Joachim Nagel, president of Germany’s Bundesbank, said still rampant inflation meant central banks should continue to raise rates.

He declined to comment on Deutsche Bank, but said market turmoil was to be expected after the failures of Silicon Valley Bank and Signature Bank in the US and the UBS takeover of Credit Suisse.

“In the weeks after such interesting events, it is often a bumpy road,” he said.

A worker (C) tells people that the Silicon Valley Bank (SVB) headquarters is closed on March 10, 2023 in Santa Clara, California.

Getty Images

Central banks and governments have been trying to calm investor worries.

In a speech on Tuesday, US Treasury Secretary Janet Yellen said “the situation is stabilising, and the US banking system remains sound”.

On Friday, Bank of England governor Andrew Bailey told the BBC that the UK banking system was “safe and sound”.

But signs of strain have kept investors on edge.

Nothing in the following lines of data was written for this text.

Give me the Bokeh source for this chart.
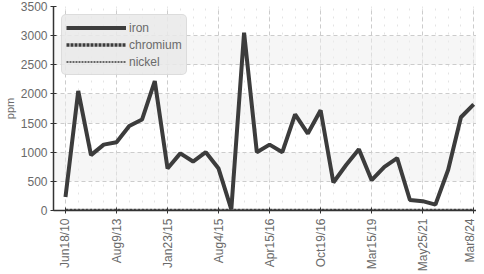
import math
from bokeh.plotting import figure
from bokeh.models import Range1d, FixedTicker, Legend, LegendItem
from bokeh.embed import file_html
from bokeh.resources import INLINE

tick_labels = ["Jun18/10", "Aug9/13", "Jan23/15", "Aug4/15", "Apr15/16",
               "Oct19/16", "Mar15/19", "May25/21", "Mar8/24"]
iron = [230, 2050, 950, 1130, 1170, 1450, 1560, 2220, 720, 980, 840, 1000,
        720, 20, 3050, 1000, 1130, 1000, 1650, 1320, 1720, 480, 780, 1050,
        520, 750, 900, 180, 160, 100, 700, 1600, 1820]
chromium = [0] * len(iron)
nickel = [0] * len(iron)
y_ticks = [0, 500, 1000, 1500, 2000, 2500, 3000, 3500]

FONT = "Liberation Sans"
TXT = "#6a6a6a"

n = len(iron)
x = list(range(n))
step = (n - 1) // (len(tick_labels) - 1)
major = [i * step for i in range(len(tick_labels))]

p = figure(width=476, height=274, output_backend="svg", toolbar_location=None,
           x_range=Range1d(-0.94, 32.22), y_range=Range1d(0, 3500),
           min_border_left=0, min_border_right=0, min_border_top=6,
           min_border_bottom=0)
p.outline_line_color = None
p.background_fill_color = "white"

r_iron = p.line(x, iron, line_color="#3c3c3c", line_width=4)
r_cr = p.line(x, chromium, line_color="#3c3c3c", line_width=3.5, line_dash="3 1")
r_ni = p.line(x, nickel, line_color="#666666", line_width=2, line_dash="2 1")

p.xaxis.ticker = FixedTicker(ticks=major, minor_ticks=x)
p.xaxis.major_label_overrides = {m: lab for m, lab in zip(major, tick_labels)}
p.xaxis.major_label_orientation = math.pi / 2
p.yaxis.ticker = FixedTicker(ticks=y_ticks)
p.yaxis.axis_label = "ppm"

for ax in (p.xaxis[0], p.yaxis[0]):
    ax.major_label_text_font = FONT
    ax.major_label_text_font_size = "12px"
    ax.major_label_text_color = TXT
    ax.axis_line_color = "#333333"
    ax.axis_line_width = 1.5
    ax.major_tick_line_color = "#333333"
    ax.major_tick_in = 3
    ax.major_tick_out = 3
    ax.minor_tick_line_color = None
    ax.axis_label_text_font = FONT
    ax.axis_label_text_font_size = "11px"
    ax.axis_label_text_font_style = "normal"
    ax.axis_label_text_color = TXT
p.yaxis.axis_label_standoff = 2
p.yaxis.major_label_standoff = 3
p.xaxis.major_label_standoff = 4

p.ygrid.grid_line_color = "#cccccc"
p.ygrid.grid_line_dash = "4 3"
p.ygrid.band_fill_color = "#eeeeee"
p.ygrid.band_fill_alpha = 0.5
p.xgrid.grid_line_color = "#cccccc"
p.xgrid.grid_line_dash = "4 3"
p.xgrid.minor_grid_line_color = "#e4e4e4"
p.xgrid.minor_grid_line_dash = "2 6"

legend = Legend(items=[LegendItem(label="iron", renderers=[r_iron]),
                       LegendItem(label="chromium", renderers=[r_cr]),
                       LegendItem(label="nickel", renderers=[r_ni])],
                location="top_left")
legend.label_text_font = FONT
legend.label_text_font_size = "12px"
legend.label_text_color = TXT
legend.glyph_width = 60
legend.glyph_height = 17
legend.label_height = 17
legend.spacing = 0
legend.padding = 4
legend.margin = 8
legend.label_standoff = 3
legend.background_fill_color = "#e9e9e9"
legend.background_fill_alpha = 0.85
legend.border_line_color = "#cccccc"
legend.border_radius = 5
p.add_layout(legend)

open("out.html", "w").write(file_html(p, INLINE))
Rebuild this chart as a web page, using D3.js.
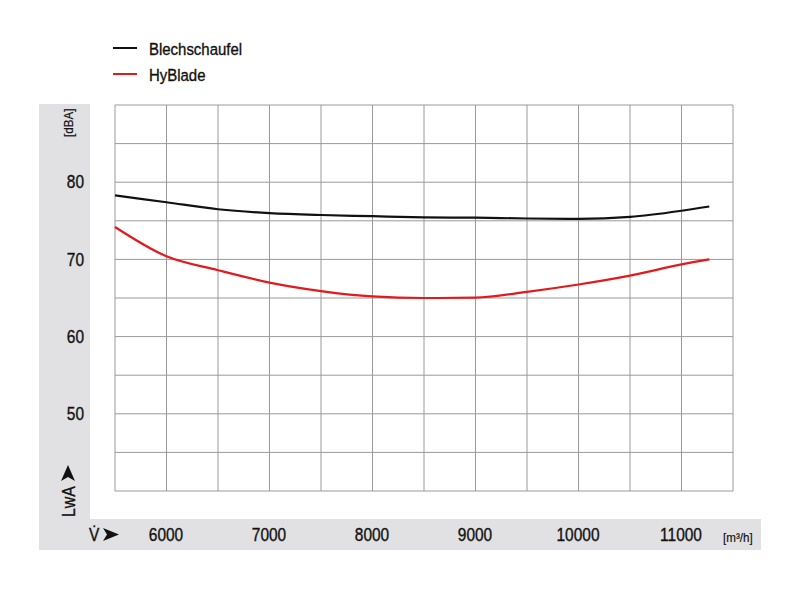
<!DOCTYPE html>
<html>
<head>
<meta charset="utf-8">
<script src="https://cdn.jsdelivr.net/npm/d3@7"></script>
<style>
  html, body { margin: 0; padding: 0; background: #fff; }
  svg { display: block; }
  text { font-family: "Liberation Sans", Arial, sans-serif; fill: #111; stroke: #111; stroke-width: 0.35px; }
</style>
</head>
<body>
<svg id="chart" width="800" height="590"></svg>
<script>
// ---- data ----
const flow = [5500, 6000, 6500, 7000, 7500, 8000, 8500, 9000, 9500, 10000, 10500, 11000, 11270];
const blechschaufel = [78.3, 77.4, 76.5, 76.0, 75.75, 75.6, 75.45, 75.4, 75.3, 75.25, 75.5, 76.3, 76.85];
const hyblade = [74.2, 70.4, 68.6, 67.0, 65.9, 65.2, 65.0, 65.05, 65.8, 66.75, 67.9, 69.35, 70.0];
const seriesNames = ["Blechschaufel", "HyBlade"];
const seriesColors = ["#111111", "#e3191b"];
const xTickLabels = [6000, 7000, 8000, 9000, 10000, 11000];
const yTickLabels = [50, 60, 70, 80];
const xDomain = [5500, 11500];
const yDomain = [40, 90];
const xGrid = d3.range(5500, 11501, 500);
const yGrid = d3.range(40, 91, 5);

// ---- layout ----
const FONT = '"Liberation Sans", Arial, sans-serif';
const SQ = 0.86; // horizontal condensing of text
const svg = d3.select("#chart");
const plot = { left: 115, right: 733, top: 105, bottom: 491 };
const x = d3.scaleLinear().domain(xDomain).range([plot.left, plot.right]);
const y = d3.scaleLinear().domain(yDomain).range([plot.bottom, plot.top]);
const grey = "#e1e1e3";

svg.append("rect").attr("x", 39).attr("y", 104).attr("width", 51).attr("height", 446).attr("fill", grey);
svg.append("rect").attr("x", 39).attr("y", 519).attr("width", 722).attr("height", 31).attr("fill", grey);

const g = svg.append("g");
g.selectAll(".vg").data(xGrid).enter().append("line")
  .attr("x1", d => x(d)).attr("x2", d => x(d))
  .attr("y1", plot.top).attr("y2", plot.bottom)
  .attr("stroke", "#9a9a9a").attr("stroke-width", 1);
g.selectAll(".hg").data(yGrid).enter().append("line")
  .attr("x1", plot.left).attr("x2", plot.right)
  .attr("y1", d => y(d)).attr("y2", d => y(d))
  .attr("stroke", "#9a9a9a").attr("stroke-width", 1);

const yAxis = d3.axisLeft(y).tickValues(yTickLabels).tickSize(0).tickPadding(0).tickFormat(d3.format("d"));
const ya = svg.append("g").attr("transform", "translate(84,0)").call(yAxis);
ya.attr("font-family", FONT);
ya.select(".domain").remove();
ya.selectAll("text").attr("font-size", 18).attr("fill", "#111").attr("x", 0)
  .attr("transform", `scale(${SQ},1)`);

const xAxis = d3.axisBottom(x).tickValues(xTickLabels).tickSize(0).tickPadding(0).tickFormat(d3.format("d"));
const xa = svg.append("g").attr("transform", "translate(-1,528)").call(xAxis);
xa.attr("font-family", FONT);
xa.select(".domain").remove();
xa.selectAll("text").attr("font-size", 18).attr("fill", "#111").attr("y", 0).attr("dy", "0.71em")
  .attr("transform", `scale(${SQ},1)`);

svg.append("text").attr("transform", `translate(723,542) scale(${SQ},1)`).attr("font-size", 13.5).style("stroke-width", "0.2px").text("[m³/h]");
svg.append("text").attr("transform", `translate(73,137) rotate(-90) scale(${SQ},1)`).attr("font-size", 13.5).style("stroke-width", "0.2px").text("[dBA]");

const lwa = svg.append("g").attr("transform", "translate(75,517) rotate(-90)");
lwa.append("text").attr("transform", `scale(${SQ},1)`).attr("font-size", 18.5).text("LwA");
lwa.append("path").attr("d", "M36,-14 L52,-7 L36,0 L40,-7 Z").attr("fill", "#111");

svg.append("text").attr("transform", `translate(89,541) scale(${SQ},1)`).attr("font-size", 18).text("V̇");
svg.append("path").attr("d", "M103,528 L119,534.5 L103,541 L107,534.5 Z").attr("fill", "#111");

const line = d3.line().x(d => x(d[0])).y(d => y(d[1])).curve(d3.curveMonotoneX);
[blechschaufel, hyblade].forEach((vals, i) => {
  svg.append("path")
    .datum(flow.map((f, j) => [f, vals[j]]))
    .attr("d", line).attr("fill", "none")
    .attr("stroke", seriesColors[i]).attr("stroke-width", 2.2);
});

seriesNames.forEach((name, i) => {
  const ly = 48 + i * 26;
  svg.append("line").attr("x1", 113).attr("x2", 137).attr("y1", ly).attr("y2", ly)
    .attr("stroke", seriesColors[i]).attr("stroke-width", 2);
  svg.append("text").attr("transform", `translate(149,${ly + 7}) scale(0.88,1)`).attr("font-size", 17).text(name);
});
</script>
</body>
</html>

Use of an emergency lending programme for banks that the US central bank created this month has increased over the past week, the Federal Reserve reported.

Bloomberg News also reported that UBS and Credit Suisse were being investigated by the US Department of Justice into whether they had helped Russian oligarchs avoid sanctions.

With the economic outlook uncertain and investor confidence fragile, there is increasing risk that panic will spread, analysts from Moody’s Investor Service said in a report on Thursday.

“The longer that financial conditions remain tight, the greater the risk that stresses spread beyond the banking sector, unleashing greater financial and economic damage than we anticipated,” they wrote.